Is it important for teachers to know the phonemic symbols?
To be frank, yes. Every profession has specialist knowledge that is not widely known outside the profession. If you are a doctor, you will be able to name every bone in the human body, which most people can't do. If you are a language teacher, then you know phonemic symbols, which most people don't. Students can learn these symbols by themselves and one day you might meet a student who asks you to write a word on the board using phonemic symbols. It is best to be prepared.
Is it difficult to learn phonemic symbols?
Absolutely not. 19 of the 44 symbols have the same sound and shape as letters of the alphabet. This means that some words, such as 'pet', look the same whether written with phonemic symbols or letters of the alphabet. That leaves just 25 to learn. Compare that with the hundreds of different pieces of information in a grammar book or the thousands of words in even a small dictionary. It is a very small learning load. Moreover, it is visual and shapes are easy to remember. Anyone who can drive is able to recognise more than 25 symbols giving information about road conditions. Even if we go beyond separate, individual sounds and include linking, elision and assimilation, there is still a limited and clearly defined set of things to learn.
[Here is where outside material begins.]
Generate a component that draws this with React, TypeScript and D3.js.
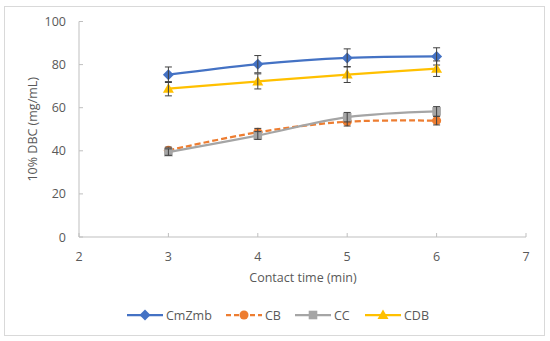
import React from "react";
import * as d3 from "d3";

const times = [3, 4, 5, 6];
const seriesNames = ["CmZmb", "CB", "CC", "CDB"];
const cmzmb = [75.3, 80.2, 83.1, 83.8];
const cmzmbErr = [3.6, 4.0, 4.2, 4.0];
const cb = [40.2, 48.6, 53.5, 54.0];
const cbErr = [1.5, 1.8, 2.0, 2.0];
const cc = [39.4, 47.1, 55.6, 58.3];
const ccErr = [1.5, 1.8, 2.2, 2.2];
const cdb = [68.8, 72.2, 75.4, 78.1];
const cdbErr = [3.3, 3.5, 3.7, 3.6];
const xTicks = [2, 3, 4, 5, 6, 7];
const yTicks = [0, 20, 40, 60, 80, 100];

const FONT = "'Open Sans', 'Liberation Sans', sans-serif";

const series = [
  { name: seriesNames[0], values: cmzmb, err: cmzmbErr, color: "#4472C4", dash: "", marker: "diamond" },
  { name: seriesNames[1], values: cb, err: cbErr, color: "#ED7D31", dash: "6,3", marker: "circle" },
  { name: seriesNames[2], values: cc, err: ccErr, color: "#A5A5A5", dash: "", marker: "square" },
  { name: seriesNames[3], values: cdb, err: cdbErr, color: "#FFC000", dash: "", marker: "triangle" },
];

const symbolFor = (m: string) => {
  if (m === "diamond") return "M0,-5.5L5.5,0L0,5.5L-5.5,0Z";
  if (m === "circle") return d3.symbol(d3.symbolCircle, 64)();
  if (m === "square") return "M-4.3,-4.3H4.3V4.3H-4.3Z";
  return "M0,-5.5L5.5,4L-5.5,4Z";
};

export default function App() {
  const W = 550, H = 341;
  const x = d3.scaleLinear().domain([2, 7]).range([79, 526]);
  const y = d3.scaleLinear().domain([0, 100]).range([237, 21.5]);
  const line = d3
    .line<number>()
    .x((_, i) => x(times[i]))
    .y((d) => y(d))
    .curve(d3.curveCatmullRom.alpha(0.5));

  const legendX = [127, 226, 295, 365];

  return (
    <svg width={W} height={H} style={{ position: "absolute", left: 0, top: 0 }}>
      <rect x={0} y={0} width={W} height={H} fill="#fff" />
      <rect x={4.5} y={6.5} width={540} height={329} fill="#fff" stroke="#D9D9D9" strokeWidth={1} />
      {/* axes */}
      <line x1={x(2)} x2={x(7)} y1={y(0)} y2={y(0)} stroke="#BFBFBF" strokeWidth={1} />
      <line x1={x(2)} x2={x(2)} y1={y(0)} y2={y(100)} stroke="#BFBFBF" strokeWidth={1} />
      {xTicks.map((t) => (
        <g key={"xt" + t}>
          <line x1={x(t)} x2={x(t)} y1={y(0)} y2={y(0) - 4} stroke="#BFBFBF" />
          <text x={x(t)} y={261} textAnchor="middle" fontFamily={FONT} fontSize={12.5} fill="#595959">
            {t}
          </text>
        </g>
      ))}
      {yTicks.map((t) => (
        <g key={"yt" + t}>
          <line x1={x(2)} x2={x(2) + 4} y1={y(t)} y2={y(t)} stroke="#BFBFBF" />
          <text x={66} y={y(t) + 4.5} textAnchor="end" fontFamily={FONT} fontSize={12.5} fill="#595959">
            {t}
          </text>
        </g>
      ))}
      <text x={303} y={282} textAnchor="middle" fontFamily={FONT} fontSize={12.5} fill="#595959">
        Contact time (min)
      </text>
      <text
        transform={`translate(37, ${y(50)}) rotate(-90)`}
        textAnchor="middle"
        fontFamily={FONT}
        fontSize={12.5}
        fill="#595959"
      >
        10% DBC (mg/mL)
      </text>
      {/* series */}
      {series.map((s) => (
        <g key={s.name}>
          <path d={line(s.values) || ""} fill="none" stroke={s.color} strokeWidth={2.25} strokeDasharray={s.dash} />
          {s.values.map((v, i) => (
            <path key={i} d={symbolFor(s.marker) || ""} transform={`translate(${x(times[i])},${y(v)})`} fill={s.color} />
          ))}
          {s.values.map((v, i) => {
            const cx = x(times[i]);
            const t = y(v + s.err[i]);
            const b = y(v - s.err[i]);
            return (
              <g key={"e" + i} stroke="#404040" strokeWidth={1}>
                <line x1={cx} x2={cx} y1={t} y2={b} />
                <line x1={cx - 3.5} x2={cx + 3.5} y1={t} y2={t} />
                <line x1={cx - 3.5} x2={cx + 3.5} y1={b} y2={b} />
              </g>
            );
          })}
        </g>
      ))}
      {/* legend */}
      {series.map((s, i) => (
        <g key={"lg" + s.name}>
          <line x1={legendX[i]} x2={legendX[i] + 36} y1={315} y2={315} stroke={s.color} strokeWidth={2.25} strokeDasharray={s.dash ? "5,3" : ""} />
          <path d={symbolFor(s.marker) || ""} transform={`translate(${legendX[i] + 18},315)`} fill={s.color} />
          <text x={legendX[i] + 39} y={319.5} fontFamily={FONT} fontSize={12.5} fill="#595959">
            {s.name}
          </text>
        </g>
      ))}
    </svg>
  );
}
What is the best way to learn phonemic symbols?
Most native-speaker teachers of English learn grammar from the textbooks they use when they first start teaching, because they are unlikely to have been exposed to any formal study of English grammar. They learn by teaching, which is a very effective way of learning. It is possible to learn phonemic symbols in the same way. You just need to keep one symbol ahead of the students.
Which phonemic symbols are the easiest to learn?
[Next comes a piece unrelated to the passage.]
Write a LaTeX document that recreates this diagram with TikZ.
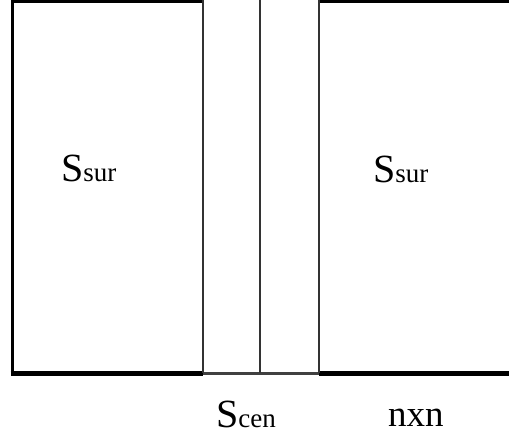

The consonants are the easiest, because most of them have the same form as a letter of the alphabet (17 out of 24). Therefore, it is best to start by teaching students a large number of consonant symbols and a small number of easy vowel symbols such as /e/ and /i/. Note, however, that the sound /j/ represents the initial sound of 'yellow', not the initial sound of 'judge'. Experience shows that students are very likely to make mistakes with the symbol /j/, so it needs special attention.
Don't I need to have a perfect English accent in order to use phonemic symbols?
Not at all. It is true that the 44 phonemes in British English are based on the sounds of Received Pronunciation, an accent which is not frequently heard nowadays. Most native-speaker teachers do not have this accent but still use phonemic symbols. When the symbols are arranged in a chart, each one occupies a box. This indicates that the real sound that you actually hear can vary up to certain limits, depending on the influence of other sounds and on individual ways of speaking. There is not just one perfect way to say each sound - there is an acceptable range of pronunciations. Think of the pieces in a game of chess. They can vary considerably in size, shape and appearance but we can always recognise a knight because it behaves like a knight and not like a king. The point is that words such as 'ship', sheep', 'sip' and 'seep' should sound different from each other, not that each sound is pronounced exactly like the sounds of RP. Learning phonemic symbols will help students to understand the importance of length and voicing. Simply knowing that the symbol : indicates a long sound can be very helpful.
There is no end to our study of grammar and vocabulary but phonemic symbols are limited, visual and physical. They may seem challenging at first but it is like learning to swim or ride a bicycle. Once you can do it, it is easy and you never forget.